Tak hanya sampai di situ, liabilitas atau utang yang ditanggung Sritex juga tergolong jumbo, mencapai US$1,54 miliar atau setara dengan Rp24,11 triliun. Rinciannya utang jangka pendek US$106,41 juta dan utang jangka panjang US$1,44 miliar.
Jumlah utang yang menggunung tersebut juga melampaui nilai total aset Sritex yang hanya tercatat sebesar US$653,51 juta. Nilai aset ini turun 14,52% dibandingkan dengan Desember 2022 kemarin.
Adapun berdasarkan pengumuman otoritas Bursa Efek Indonesia sebelumnya tertanggal 18 Mei 2021 perihal Penghentian Sementara Perdagangan Efek PT Sri Rejeki Isman Tbk (SRIL), maka, masa suspensi saham SRIL telah mencapai 30 bulan pada tanggal 18 November 2023.

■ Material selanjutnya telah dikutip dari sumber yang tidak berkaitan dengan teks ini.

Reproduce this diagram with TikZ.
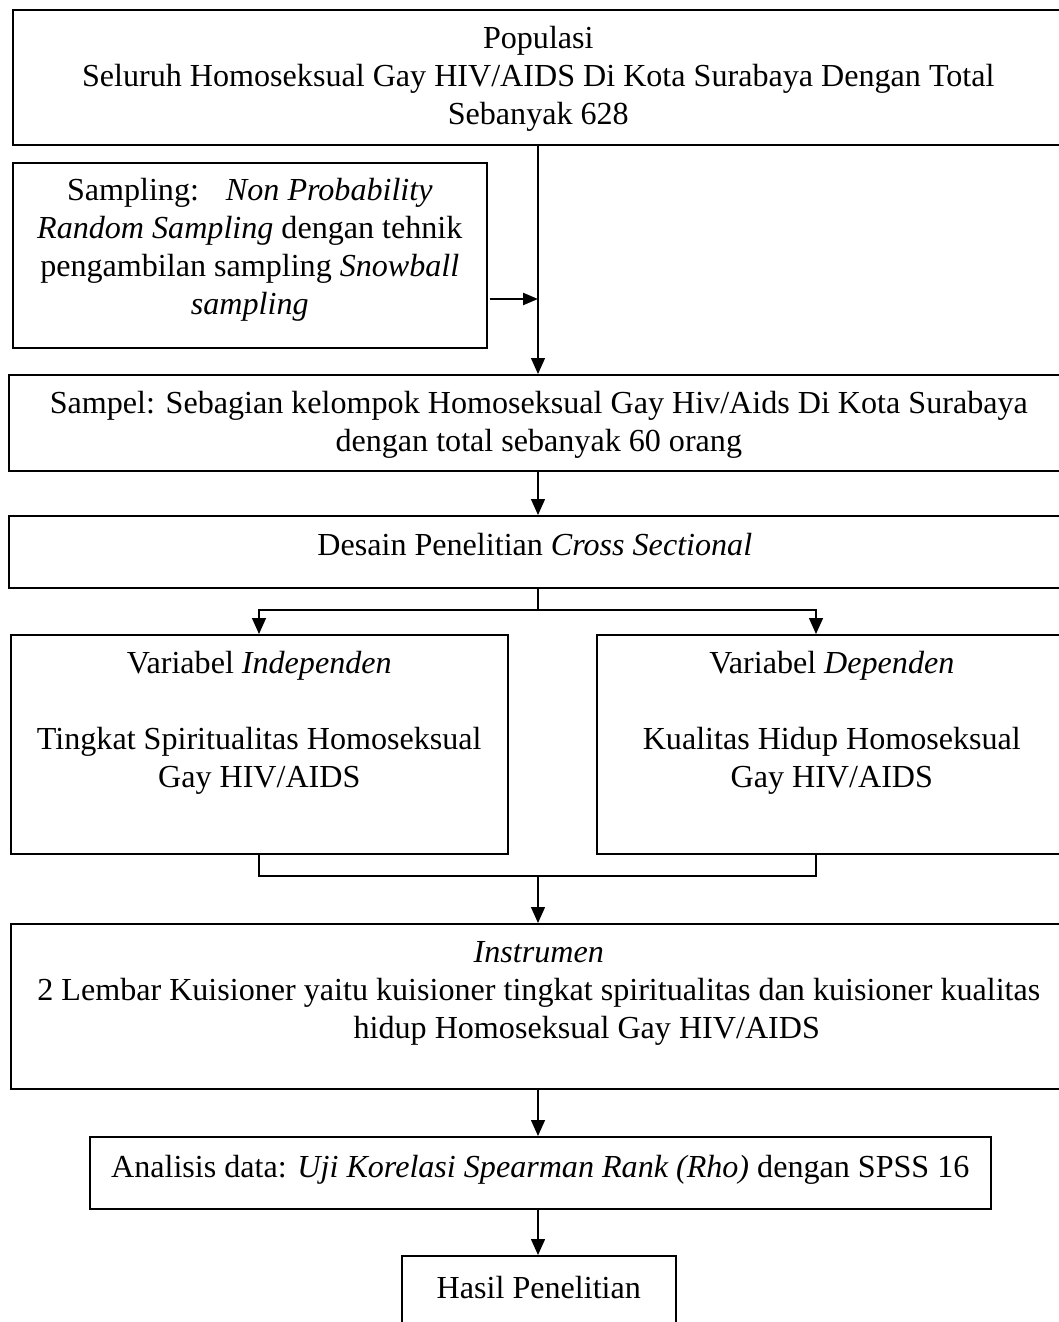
\documentclass[tikz,border=0pt]{standalone}
\usepackage{fontspec}
\setmainfont{Liberation Serif}
\usetikzlibrary{arrows.meta,calc}
\tikzset{
  box/.style={draw, line width=1.6pt, inner sep=0pt, anchor=north west},
  txt/.style={anchor=north, inner sep=0pt, align=center, font=\fontsize{32.1}{38}\selectfont},
  arr/.style={-{Triangle[length=16pt,width=14pt]}, line width=1.4pt},
  arrs/.style={-{Triangle[length=15pt,width=12pt]}, line width=2.2pt},
  ln/.style={line width=1.4pt}
}
\begin{document}
\begin{tikzpicture}[x=1pt,y=-1pt]
\useasboundingbox (0,0) rectangle (1059,1322);
\clip (0,0) rectangle (1059,1322);
% boxes
\node[box, minimum width=1051pt, minimum height=135pt] (pop) at (12,9) {};
\node[box, minimum width=474pt, minimum height=185pt] (samp) at (12,162) {};
\node[box, minimum width=1060pt, minimum height=96pt] (sampel) at (8,374) {};
\node[box, minimum width=1058pt, minimum height=72pt] (desain) at (8,515) {};
\node[box, minimum width=497pt, minimum height=219pt] (indep) at (10,634) {};
\node[box, minimum width=470pt, minimum height=219pt] (dep) at (596,634) {};
\node[box, minimum width=1056pt, minimum height=165pt] (instr) at (10,923) {};
\node[box, minimum width=901pt, minimum height=72pt] (anal) at (89,1136) {};
\node[box, minimum width=274pt, minimum height=100pt] (hasil) at (401,1255) {};
% texts
\node[txt] (popT) at ($(pop.north)+(0,13)$) {\strut Populasi\\Seluruh Homoseksual Gay HIV/AIDS Di Kota Surabaya Dengan Total\\Sebanyak 628};
\node[txt] (sampT) at ($(samp.north)+(0,12)$) {\strut Sampling:\hspace{27pt}\textit{Non Probability}\\\textit{Random Sampling} dengan tehnik\\pengambilan sampling \textit{Snowball}\\\textit{sampling}};
\node[txt] (sampelT) at ($(sampel.north)+(0,13)$) {\strut Sampel: Sebagian kelompok Homoseksual Gay Hiv/Aids Di Kota Surabaya\\dengan total sebanyak 60 orang};
\node[txt] (desainT) at ($(desain.north)+(-3,14)$) {\strut Desain Penelitian \textit{Cross Sectional}};
\node[txt] (indepT) at ($(indep.north)+(0,13)$) {\strut Variabel \textit{Independen}\\[38pt]Tingkat Spiritualitas Homoseksual\\Gay HIV/AIDS};
\node[txt] (depT) at ($(dep.north)+(0,13)$) {\strut Variabel \textit{Dependen}\\[38pt]Kualitas Hidup Homoseksual\\Gay HIV/AIDS};
\node[txt] (instrT) at ($(instr.north)+(0,13)$) {\strut \textit{Instrumen}\\2 Lembar Kuisioner yaitu kuisioner tingkat spiritualitas dan kuisioner kualitas\\\hspace*{96pt}hidup Homoseksual Gay HIV/AIDS};
\node[txt] (analT) at ($(anal.north)+(0,15)$) {\strut Analisis data: \textit{Uji Korelasi Spearman Rank (Rho)} dengan SPSS 16};
\node[txt] (hasilT) at ($(hasil.north)+(0,17)$) {\strut Hasil Penelitian};
% connectors
\coordinate (spine) at (538,0);
\coordinate (sj) at (538,299);
\coordinate (bt) at (538,610);
\coordinate (bl) at (259,610);
\coordinate (br) at (816,610);
\coordinate (ml) at (259,876);
\coordinate (mr) at (816,876);
\coordinate (mc) at (538,876);
\draw[arr] (pop.south -| spine) -- (sampel.north -| spine);
\draw[arrs] ($(samp.east |- sj)+(2,0)$) -- (sj);
\draw[arr] (sampel.south -| spine) -- (desain.north -| spine);
\draw[ln] (desain.south -| spine) -- (bt);
\draw[arr] (bt) -| (bl |- indep.north);
\draw[arr] (bt) -| (br |- dep.north);
\draw[ln] (indep.south -| ml) -- (ml) -- (mr) -- (dep.south -| mr);
\draw[arr] (mc) -- (instr.north -| mc);
\draw[arr] (instr.south -| spine) -- (anal.north -| spine);
\draw[arr] (anal.south -| spine) -- (hasil.north -| spine);
\end{tikzpicture}
\end{document}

Sesuai peraturan otoritas, saham masuk daftar penghapusan dari papan perdagangan (delisting) salah satunya jika sudah mengalami suspensi selama 24 bulan.
Mengingat masa suspensi saham perusahaan sudah melebihi tenggat waktu. BEI telah memperingatkan potensi delisting kepada saham SRIL, yang tengah parkir pada harga Rp146/saham sejak 2021 silam.
Mencermati lebih jauh, harga saham IPO SRIL kala itu Rp240/saham yang efektif pencatatan perdana tertanggal 7 Juni 2013, apabila investor masih menyimpan dana investasinya di saham SRIL semenjak IPO, maka investor masih nyangkut selama 2,5 tahun dengan kerugian di atas kertas sebesar 39,17%.
Bahkan, harga saham SRIL pernah menyentuh puncaknya di 31 Juli 2015 pada harga Rp470/saham, maka investor loss mencapai 68,94% dari harga tertingginya.